Raw records:
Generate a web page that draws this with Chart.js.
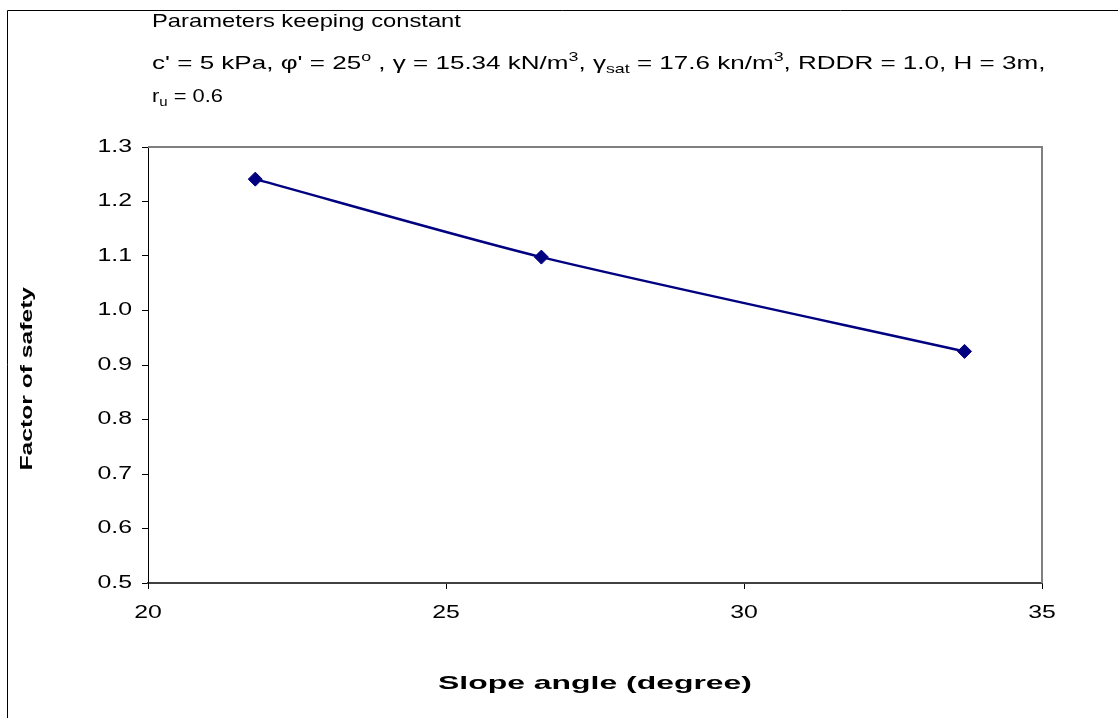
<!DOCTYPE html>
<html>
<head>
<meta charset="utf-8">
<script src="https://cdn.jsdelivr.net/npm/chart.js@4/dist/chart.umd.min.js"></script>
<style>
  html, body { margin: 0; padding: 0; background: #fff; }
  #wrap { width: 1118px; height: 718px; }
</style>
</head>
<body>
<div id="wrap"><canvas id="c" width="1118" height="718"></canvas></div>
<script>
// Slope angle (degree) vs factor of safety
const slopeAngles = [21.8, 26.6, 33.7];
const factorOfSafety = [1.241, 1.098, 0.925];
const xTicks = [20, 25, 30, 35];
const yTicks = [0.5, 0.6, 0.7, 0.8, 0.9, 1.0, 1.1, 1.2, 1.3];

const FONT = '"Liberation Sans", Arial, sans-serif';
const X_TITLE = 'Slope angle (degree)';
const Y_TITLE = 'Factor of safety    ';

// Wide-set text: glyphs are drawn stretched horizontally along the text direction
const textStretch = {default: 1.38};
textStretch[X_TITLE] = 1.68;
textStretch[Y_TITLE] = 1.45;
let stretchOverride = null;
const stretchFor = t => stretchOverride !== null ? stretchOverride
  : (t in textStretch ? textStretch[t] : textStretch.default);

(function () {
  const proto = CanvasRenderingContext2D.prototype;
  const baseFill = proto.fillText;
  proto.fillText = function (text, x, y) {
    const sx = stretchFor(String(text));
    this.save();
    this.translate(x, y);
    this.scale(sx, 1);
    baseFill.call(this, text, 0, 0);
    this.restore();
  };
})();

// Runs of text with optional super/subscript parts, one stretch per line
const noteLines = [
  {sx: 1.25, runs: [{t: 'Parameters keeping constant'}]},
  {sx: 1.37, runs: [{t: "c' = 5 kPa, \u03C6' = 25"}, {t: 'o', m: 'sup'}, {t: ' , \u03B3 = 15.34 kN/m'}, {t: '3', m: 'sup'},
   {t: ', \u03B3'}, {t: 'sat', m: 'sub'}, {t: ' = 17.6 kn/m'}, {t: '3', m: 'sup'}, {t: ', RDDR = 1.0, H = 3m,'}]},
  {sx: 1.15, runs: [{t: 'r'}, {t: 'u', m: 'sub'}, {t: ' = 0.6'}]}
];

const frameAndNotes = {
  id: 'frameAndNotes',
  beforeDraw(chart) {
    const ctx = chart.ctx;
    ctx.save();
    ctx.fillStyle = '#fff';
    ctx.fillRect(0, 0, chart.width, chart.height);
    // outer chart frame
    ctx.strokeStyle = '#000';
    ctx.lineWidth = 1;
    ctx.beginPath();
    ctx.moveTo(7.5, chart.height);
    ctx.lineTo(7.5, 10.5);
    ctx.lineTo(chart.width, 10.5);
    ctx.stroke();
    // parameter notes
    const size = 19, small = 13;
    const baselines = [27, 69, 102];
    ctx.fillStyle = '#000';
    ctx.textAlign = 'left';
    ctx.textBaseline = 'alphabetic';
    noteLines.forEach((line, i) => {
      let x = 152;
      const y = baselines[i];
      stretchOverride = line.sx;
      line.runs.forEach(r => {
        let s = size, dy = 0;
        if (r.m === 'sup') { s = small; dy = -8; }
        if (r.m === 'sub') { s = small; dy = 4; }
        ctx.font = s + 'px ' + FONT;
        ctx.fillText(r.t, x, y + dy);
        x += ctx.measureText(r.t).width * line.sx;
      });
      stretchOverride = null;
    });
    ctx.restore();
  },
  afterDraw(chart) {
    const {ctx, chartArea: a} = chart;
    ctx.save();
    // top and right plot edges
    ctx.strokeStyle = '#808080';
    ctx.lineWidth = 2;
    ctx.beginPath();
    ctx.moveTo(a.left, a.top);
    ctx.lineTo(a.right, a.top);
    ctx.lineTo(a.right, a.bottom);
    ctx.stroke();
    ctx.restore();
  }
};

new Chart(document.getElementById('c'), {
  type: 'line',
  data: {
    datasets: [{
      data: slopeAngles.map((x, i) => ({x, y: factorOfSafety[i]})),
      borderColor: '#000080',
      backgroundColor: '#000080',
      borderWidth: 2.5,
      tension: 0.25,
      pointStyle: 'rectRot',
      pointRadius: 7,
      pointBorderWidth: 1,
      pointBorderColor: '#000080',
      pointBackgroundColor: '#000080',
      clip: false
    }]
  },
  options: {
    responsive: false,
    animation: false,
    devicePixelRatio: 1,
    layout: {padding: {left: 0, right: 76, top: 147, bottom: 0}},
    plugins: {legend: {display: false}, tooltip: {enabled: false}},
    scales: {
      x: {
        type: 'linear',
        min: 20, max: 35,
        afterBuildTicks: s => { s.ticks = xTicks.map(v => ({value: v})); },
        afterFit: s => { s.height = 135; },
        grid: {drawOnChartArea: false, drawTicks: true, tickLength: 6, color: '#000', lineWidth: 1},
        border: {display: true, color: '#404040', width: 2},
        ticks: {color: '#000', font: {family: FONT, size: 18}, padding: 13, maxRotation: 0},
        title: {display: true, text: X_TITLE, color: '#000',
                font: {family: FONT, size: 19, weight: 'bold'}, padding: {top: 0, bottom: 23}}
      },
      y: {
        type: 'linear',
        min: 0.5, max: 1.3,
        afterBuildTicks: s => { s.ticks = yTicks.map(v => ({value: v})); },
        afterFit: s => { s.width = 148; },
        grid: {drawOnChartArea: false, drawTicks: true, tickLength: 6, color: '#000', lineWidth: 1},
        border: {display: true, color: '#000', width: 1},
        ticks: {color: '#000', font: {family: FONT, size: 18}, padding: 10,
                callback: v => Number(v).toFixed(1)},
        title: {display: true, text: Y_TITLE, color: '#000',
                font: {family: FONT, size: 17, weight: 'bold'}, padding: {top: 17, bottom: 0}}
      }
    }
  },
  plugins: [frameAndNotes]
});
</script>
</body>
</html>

---

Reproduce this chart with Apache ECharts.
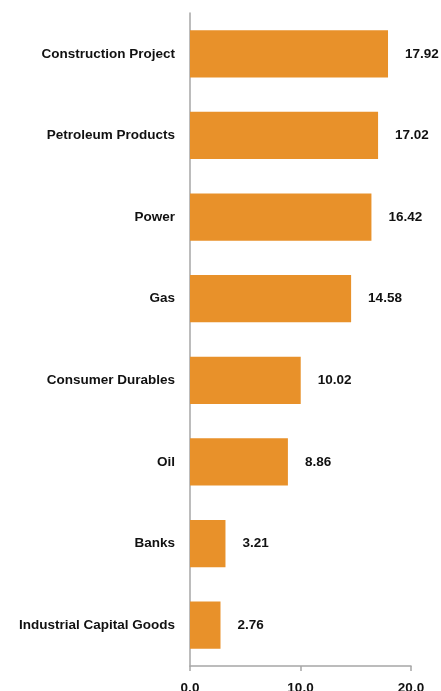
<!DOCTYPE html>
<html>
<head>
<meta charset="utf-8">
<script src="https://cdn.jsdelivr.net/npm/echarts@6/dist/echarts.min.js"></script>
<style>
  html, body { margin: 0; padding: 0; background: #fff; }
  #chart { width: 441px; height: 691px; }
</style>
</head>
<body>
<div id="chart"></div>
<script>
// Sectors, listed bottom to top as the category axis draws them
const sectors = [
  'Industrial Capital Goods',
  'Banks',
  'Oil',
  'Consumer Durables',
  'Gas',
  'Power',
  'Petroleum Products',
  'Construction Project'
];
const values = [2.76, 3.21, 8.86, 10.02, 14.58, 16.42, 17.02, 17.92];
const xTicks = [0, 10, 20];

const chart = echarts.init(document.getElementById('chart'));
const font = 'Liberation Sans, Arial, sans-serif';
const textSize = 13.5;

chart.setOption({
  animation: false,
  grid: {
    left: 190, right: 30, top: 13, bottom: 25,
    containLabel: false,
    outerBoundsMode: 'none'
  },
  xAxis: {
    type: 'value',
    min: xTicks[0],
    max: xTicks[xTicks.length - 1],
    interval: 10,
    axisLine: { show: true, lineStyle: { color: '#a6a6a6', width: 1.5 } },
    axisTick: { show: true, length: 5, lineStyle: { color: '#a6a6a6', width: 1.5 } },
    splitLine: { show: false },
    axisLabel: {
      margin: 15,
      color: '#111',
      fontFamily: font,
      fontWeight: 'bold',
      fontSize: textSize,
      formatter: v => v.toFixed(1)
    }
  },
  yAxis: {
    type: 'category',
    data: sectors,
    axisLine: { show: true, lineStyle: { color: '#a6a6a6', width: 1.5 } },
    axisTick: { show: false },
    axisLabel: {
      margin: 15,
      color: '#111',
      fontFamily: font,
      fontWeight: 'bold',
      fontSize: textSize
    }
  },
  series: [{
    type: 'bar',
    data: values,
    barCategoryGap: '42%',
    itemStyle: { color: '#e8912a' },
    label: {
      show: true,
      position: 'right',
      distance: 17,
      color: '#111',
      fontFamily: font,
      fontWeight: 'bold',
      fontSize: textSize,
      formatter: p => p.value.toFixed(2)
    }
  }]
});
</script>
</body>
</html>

Work required: Within the listing above, extract exactly the lines that run from the one containing "Generate a web" through the one containing "const Y_TITLE = 'Factor", excluding any pictures.

Exercise response:
Generate a web page that draws this with Chart.js.
<!DOCTYPE html>
<html>
<head>
<meta charset="utf-8">
<script src="https://cdn.jsdelivr.net/npm/chart.js@4/dist/chart.umd.min.js"></script>
<style>
  html, body { margin: 0; padding: 0; background: #fff; }
  #wrap { width: 1118px; height: 718px; }
</style>
</head>
<body>
<div id="wrap"><canvas id="c" width="1118" height="718"></canvas></div>
<script>
// Slope angle (degree) vs factor of safety
const slopeAngles = [21.8, 26.6, 33.7];
const factorOfSafety = [1.241, 1.098, 0.925];
const xTicks = [20, 25, 30, 35];
const yTicks = [0.5, 0.6, 0.7, 0.8, 0.9, 1.0, 1.1, 1.2, 1.3];

const FONT = '"Liberation Sans", Arial, sans-serif';
const X_TITLE = 'Slope angle (degree)';
const Y_TITLE = 'Factor of safety    ';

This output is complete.